By: Bastian Vollmer, Research Officer
Vitali Klitschko has been preparing his new life project for quite some time now. He is moving from the heavyweight boxing ring to the boxing ring of politics in Ukraine.
First he ran twice (unsuccessfully) as mayor of Kiev, but now he has entered the nation-wide political stage. As in the boxing ring, the political landscape is starting to take him very seriously as a future political player.
Dr Ironfist, as he is nicknamed by worshiping Ukrainian sports fans and his political party UDAR (Ukrainian Democratic Alliance for Reforms), catapulted to second place in opinion polls before the elections, which took place on the 28 October 2012. However, the election result for Klitschko’s UDAR differed substantially from the opinion polls. A somewhat disappointing 13.5% of the votes were given to UDAR. Although Ukrainian authorities aimed at guaranteeing a fair and transparent election, the first thought that comes to one’s mind is ‘corruption’. Webcams were installed in all polling stations and a whole army of international election observers were invited to Ukraine. Yet, at the end the most favourable result of the election was gained by the most powerful party of the election and that is the incumbent governmental administration, the current ruler of the country: President Victor Yanukovich’s Party of Regions.

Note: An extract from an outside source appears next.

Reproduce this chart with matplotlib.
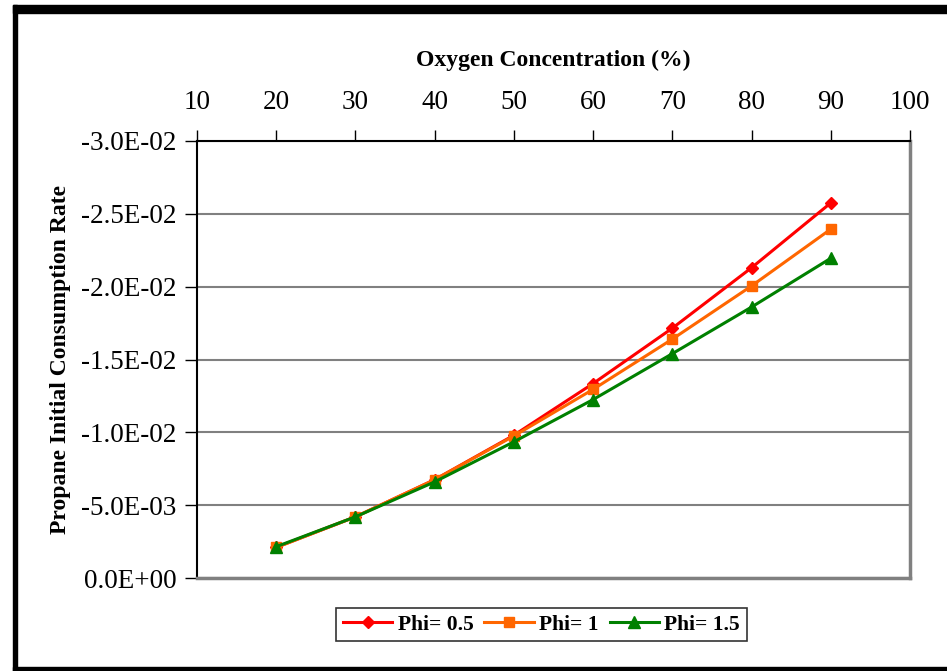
import matplotlib.pyplot as plt
from matplotlib.patches import Rectangle

# Данные
oxygen = [20, 30, 40, 50, 60, 70, 80, 90]
phi_05 = [-2.1e-3, -4.2e-3, -6.75e-3, -9.8e-3, -1.335e-2, -1.715e-2, -2.13e-2, -2.575e-2]
phi_1 = [-2.1e-3, -4.2e-3, -6.75e-3, -9.75e-3, -1.295e-2, -1.64e-2, -2.005e-2, -2.395e-2]
phi_15 = [-2.15e-3, -4.2e-3, -6.6e-3, -9.35e-3, -1.225e-2, -1.54e-2, -1.86e-2, -2.195e-2]

x_ticks = [10, 20, 30, 40, 50, 60, 70, 80, 90, 100]
y_ticks = [0.0, -5e-3, -1e-2, -1.5e-2, -2e-2, -2.5e-2, -3e-2]

plt.rcParams['font.family'] = ['Liberation Serif', 'DejaVu Serif']

W, H = 947, 671
fig = plt.figure(figsize=(W / 100, H / 100), dpi=100)

# Чёрная рамка вокруг картинки (слева, сверху, снизу)
for (x0, y0, w, h) in [(13, 5, 4, 666), (13, 5, 934, 8), (13, 667, 934, 4)]:
    fig.patches.append(Rectangle((x0 / W, 1 - (y0 + h) / H), w / W, h / H,
                                 transform=fig.transFigure, color='black', zorder=0))

ax = fig.add_axes([197 / W, 1 - 578 / H, (910 - 197) / W, (578 - 141) / H])

ax.plot(oxygen, phi_05, color='#FF0000', marker='D', markersize=6, linewidth=2.2, label='Phi= 0.5')
ax.plot(oxygen, phi_1, color='#FF6600', marker='s', markersize=7, linewidth=2.2, label='Phi= 1')
ax.plot(oxygen, phi_15, color='#008000', marker='^', markersize=8, linewidth=2.2, label='Phi= 1.5')

ax.set_xlim(10, 100)
ax.set_ylim(0, -0.03)
ax.xaxis.tick_top()
ax.xaxis.set_label_position('top')
ax.set_xticks(x_ticks)
ax.set_xticklabels([str(v) for v in x_ticks], fontsize=19.5)
ax.set_yticks(y_ticks)
ax.set_yticklabels(['0.0E+00' if v == 0 else f'{v:.1E}' for v in y_ticks], fontsize=19.5)
ax.tick_params(axis='x', direction='out', length=8, width=1, pad=11)
ax.tick_params(axis='y', direction='out', length=9, width=1, pad=6)

ax.grid(axis='y', color='#808080', linewidth=1.5)
ax.set_axisbelow(True)

for side in ['left', 'top']:
    ax.spines[side].set_color('black')
    ax.spines[side].set_linewidth(1.5)
for side in ['right', 'bottom']:
    ax.spines[side].set_color('#808080')
    ax.spines[side].set_linewidth(2.5)

ax.set_xlabel('Oxygen Concentration (%)', fontsize=17, fontweight='bold', labelpad=17)
ax.set_ylabel('Propane Initial Consumption Rate', fontsize=17, fontweight='bold', labelpad=7)

leg = fig.legend(loc='center', bbox_to_anchor=(541.5 / W, 1 - 624.5 / H), ncol=3,
                 prop={'weight': 'bold', 'size': 15.5}, frameon=True, fancybox=False,
                 shadow=False, handlelength=2.3, columnspacing=0.5, handletextpad=0.25,
                 borderpad=0.3, borderaxespad=0)
leg.get_frame().set_edgecolor('black')
leg.get_frame().set_linewidth(1.2)

fig.savefig('out.png', dpi=100)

Sports hero and migrant success story
Governmental circles as well as the opposition consider Klitschko politically inexperienced. Clearly, he is a national sports celebrity and he is not someone who knows the political business awfully well. However, at the same time this represented an incentive for people to give him their vote. The Ukrainian public, and especially the younger generation, are looking for someone ‘outside the system’ and not from the mainstream parties, but someone who may challenge the issue under which Ukraine suffers the most: corruption. Klitschko’s liberal party agenda coupled with the boxing champion’s image of being a disciplined fighter may have attracted voters since he might be the one who could sweep through the ranks of politics and oligarchic power structures.

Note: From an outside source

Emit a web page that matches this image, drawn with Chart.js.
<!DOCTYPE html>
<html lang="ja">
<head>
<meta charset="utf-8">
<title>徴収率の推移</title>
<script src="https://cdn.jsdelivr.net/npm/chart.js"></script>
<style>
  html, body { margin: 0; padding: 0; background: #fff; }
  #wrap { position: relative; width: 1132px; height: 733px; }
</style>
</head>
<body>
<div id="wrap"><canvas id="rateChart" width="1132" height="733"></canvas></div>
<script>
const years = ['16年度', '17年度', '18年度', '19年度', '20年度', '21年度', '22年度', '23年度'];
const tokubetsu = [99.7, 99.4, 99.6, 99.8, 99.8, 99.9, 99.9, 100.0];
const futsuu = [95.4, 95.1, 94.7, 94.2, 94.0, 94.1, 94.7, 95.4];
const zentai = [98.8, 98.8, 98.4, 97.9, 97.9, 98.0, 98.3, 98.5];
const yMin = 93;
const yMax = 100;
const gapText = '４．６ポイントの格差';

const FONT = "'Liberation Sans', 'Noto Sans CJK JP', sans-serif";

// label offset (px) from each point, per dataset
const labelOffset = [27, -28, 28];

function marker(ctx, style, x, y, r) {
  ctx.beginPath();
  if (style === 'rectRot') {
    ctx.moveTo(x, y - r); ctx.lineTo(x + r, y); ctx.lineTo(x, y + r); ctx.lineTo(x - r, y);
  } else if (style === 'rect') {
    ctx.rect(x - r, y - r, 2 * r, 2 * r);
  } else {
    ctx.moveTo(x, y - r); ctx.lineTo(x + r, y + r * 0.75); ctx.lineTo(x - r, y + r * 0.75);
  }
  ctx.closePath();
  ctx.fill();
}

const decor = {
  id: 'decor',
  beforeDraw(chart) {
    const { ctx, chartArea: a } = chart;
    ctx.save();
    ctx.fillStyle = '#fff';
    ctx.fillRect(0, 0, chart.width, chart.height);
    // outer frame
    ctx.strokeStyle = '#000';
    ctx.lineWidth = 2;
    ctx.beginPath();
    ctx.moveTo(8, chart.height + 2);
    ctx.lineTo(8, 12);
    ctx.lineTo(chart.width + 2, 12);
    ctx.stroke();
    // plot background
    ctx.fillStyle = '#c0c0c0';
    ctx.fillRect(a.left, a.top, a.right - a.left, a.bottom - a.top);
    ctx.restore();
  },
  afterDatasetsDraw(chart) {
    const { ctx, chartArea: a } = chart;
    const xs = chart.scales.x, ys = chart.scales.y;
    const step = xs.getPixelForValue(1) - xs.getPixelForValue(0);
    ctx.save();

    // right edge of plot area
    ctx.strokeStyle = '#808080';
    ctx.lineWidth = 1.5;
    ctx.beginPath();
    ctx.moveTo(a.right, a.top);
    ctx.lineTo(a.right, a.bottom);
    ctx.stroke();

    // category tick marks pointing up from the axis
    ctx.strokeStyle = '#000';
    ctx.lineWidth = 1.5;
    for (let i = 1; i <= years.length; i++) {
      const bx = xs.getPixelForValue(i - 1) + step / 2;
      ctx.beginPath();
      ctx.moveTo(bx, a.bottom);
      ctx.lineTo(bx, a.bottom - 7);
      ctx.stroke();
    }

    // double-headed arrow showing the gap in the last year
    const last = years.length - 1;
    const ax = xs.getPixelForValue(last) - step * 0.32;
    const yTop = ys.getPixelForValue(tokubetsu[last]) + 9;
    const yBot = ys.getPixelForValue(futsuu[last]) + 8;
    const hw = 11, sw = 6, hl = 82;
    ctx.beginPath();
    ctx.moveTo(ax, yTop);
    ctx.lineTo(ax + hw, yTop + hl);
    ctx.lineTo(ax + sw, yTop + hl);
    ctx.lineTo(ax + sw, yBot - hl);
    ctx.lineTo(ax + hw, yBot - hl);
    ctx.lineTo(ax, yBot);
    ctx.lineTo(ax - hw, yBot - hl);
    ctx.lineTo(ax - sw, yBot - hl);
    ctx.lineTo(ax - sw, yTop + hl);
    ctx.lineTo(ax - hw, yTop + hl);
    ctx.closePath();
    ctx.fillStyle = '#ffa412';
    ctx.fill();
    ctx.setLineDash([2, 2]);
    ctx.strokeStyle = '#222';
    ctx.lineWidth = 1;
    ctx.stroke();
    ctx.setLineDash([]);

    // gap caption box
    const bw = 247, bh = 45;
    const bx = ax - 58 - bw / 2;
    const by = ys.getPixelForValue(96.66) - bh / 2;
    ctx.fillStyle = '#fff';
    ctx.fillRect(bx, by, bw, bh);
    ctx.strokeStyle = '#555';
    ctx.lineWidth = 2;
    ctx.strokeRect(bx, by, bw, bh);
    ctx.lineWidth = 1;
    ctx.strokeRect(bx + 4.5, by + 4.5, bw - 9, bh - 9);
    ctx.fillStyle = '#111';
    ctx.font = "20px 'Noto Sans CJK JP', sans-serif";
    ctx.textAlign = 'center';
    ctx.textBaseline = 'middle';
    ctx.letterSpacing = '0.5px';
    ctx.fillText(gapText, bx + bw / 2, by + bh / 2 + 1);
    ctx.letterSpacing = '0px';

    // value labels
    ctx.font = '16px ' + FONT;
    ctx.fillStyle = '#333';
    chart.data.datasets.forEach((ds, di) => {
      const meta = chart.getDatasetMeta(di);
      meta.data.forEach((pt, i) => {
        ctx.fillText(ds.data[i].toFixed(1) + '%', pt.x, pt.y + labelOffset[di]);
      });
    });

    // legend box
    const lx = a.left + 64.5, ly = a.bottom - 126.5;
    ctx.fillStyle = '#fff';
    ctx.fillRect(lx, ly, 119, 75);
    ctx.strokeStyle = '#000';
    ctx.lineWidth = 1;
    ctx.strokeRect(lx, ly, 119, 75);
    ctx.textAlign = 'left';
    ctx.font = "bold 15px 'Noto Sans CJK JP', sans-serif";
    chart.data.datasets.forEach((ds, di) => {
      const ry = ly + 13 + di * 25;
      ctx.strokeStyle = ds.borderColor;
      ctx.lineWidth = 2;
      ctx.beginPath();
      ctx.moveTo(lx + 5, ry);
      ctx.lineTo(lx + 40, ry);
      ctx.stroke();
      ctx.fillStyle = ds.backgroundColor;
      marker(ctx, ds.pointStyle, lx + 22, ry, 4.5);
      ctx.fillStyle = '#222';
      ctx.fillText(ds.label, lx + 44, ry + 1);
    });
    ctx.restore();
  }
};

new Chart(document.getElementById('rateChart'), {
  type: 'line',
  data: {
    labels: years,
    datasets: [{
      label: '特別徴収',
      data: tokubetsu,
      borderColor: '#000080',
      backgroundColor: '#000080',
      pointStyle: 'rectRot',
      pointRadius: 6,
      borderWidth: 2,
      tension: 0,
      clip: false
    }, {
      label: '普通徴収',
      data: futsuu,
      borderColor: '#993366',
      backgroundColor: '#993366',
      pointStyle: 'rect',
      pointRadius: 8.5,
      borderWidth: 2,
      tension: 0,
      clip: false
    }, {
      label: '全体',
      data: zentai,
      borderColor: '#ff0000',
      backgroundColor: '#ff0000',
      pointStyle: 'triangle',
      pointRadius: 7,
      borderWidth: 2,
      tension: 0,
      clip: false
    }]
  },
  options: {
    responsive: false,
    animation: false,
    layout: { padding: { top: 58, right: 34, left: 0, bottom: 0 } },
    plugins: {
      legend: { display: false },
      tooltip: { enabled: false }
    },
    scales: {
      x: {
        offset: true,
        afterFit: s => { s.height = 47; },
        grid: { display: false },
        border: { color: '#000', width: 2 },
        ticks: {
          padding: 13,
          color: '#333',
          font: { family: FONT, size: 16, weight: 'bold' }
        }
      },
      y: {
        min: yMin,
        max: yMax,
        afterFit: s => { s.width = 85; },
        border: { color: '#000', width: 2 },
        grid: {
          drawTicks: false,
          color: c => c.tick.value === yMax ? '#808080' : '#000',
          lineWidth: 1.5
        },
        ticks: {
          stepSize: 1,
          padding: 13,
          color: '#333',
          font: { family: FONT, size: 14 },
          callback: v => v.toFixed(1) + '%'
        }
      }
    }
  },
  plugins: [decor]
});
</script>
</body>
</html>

But there might be another reason for his – relative – success. He represents the image of a ‘successful migrant’. For some people he may represent the picture of an emigrant who has returned to his ‘motherland’, but he returned with a bag full of success stories. Moreover, his career and his migratory past is strongly connected with Europe and especially Germany which adds another dimension to the overall picture of the former migrant, boxer and politician Vitali Klitschko.
The perception of Germany
The EUMAGINE project (www.eumagine.org) has conducted a large-scale suvey (2000 respondents) and found that 49.3% of respondents said that they would go to Europe if somebody would give them the necessary papers, whilst Germany appear to be the most popular destination country in Europe for people from Ukraine (subject to strong variations in Western/Eastern parts of Ukraine).
In addition, Germany was the country most associated with Europe by Ukrainians. The survey showed that it is often perceived as the European economic powerhouse. At the same time respondents (of 80 qualitative in-depth interviews) referred to a well-functioning social welfare system in Germany.
Framing Vitali Klitschko in this very positive and aspiring picture of a migration success story associated with one of the most popular migration destination countries in the EU, i.e. Germany, might be another reason for his relative political success about which most election analysis may not refer to at all.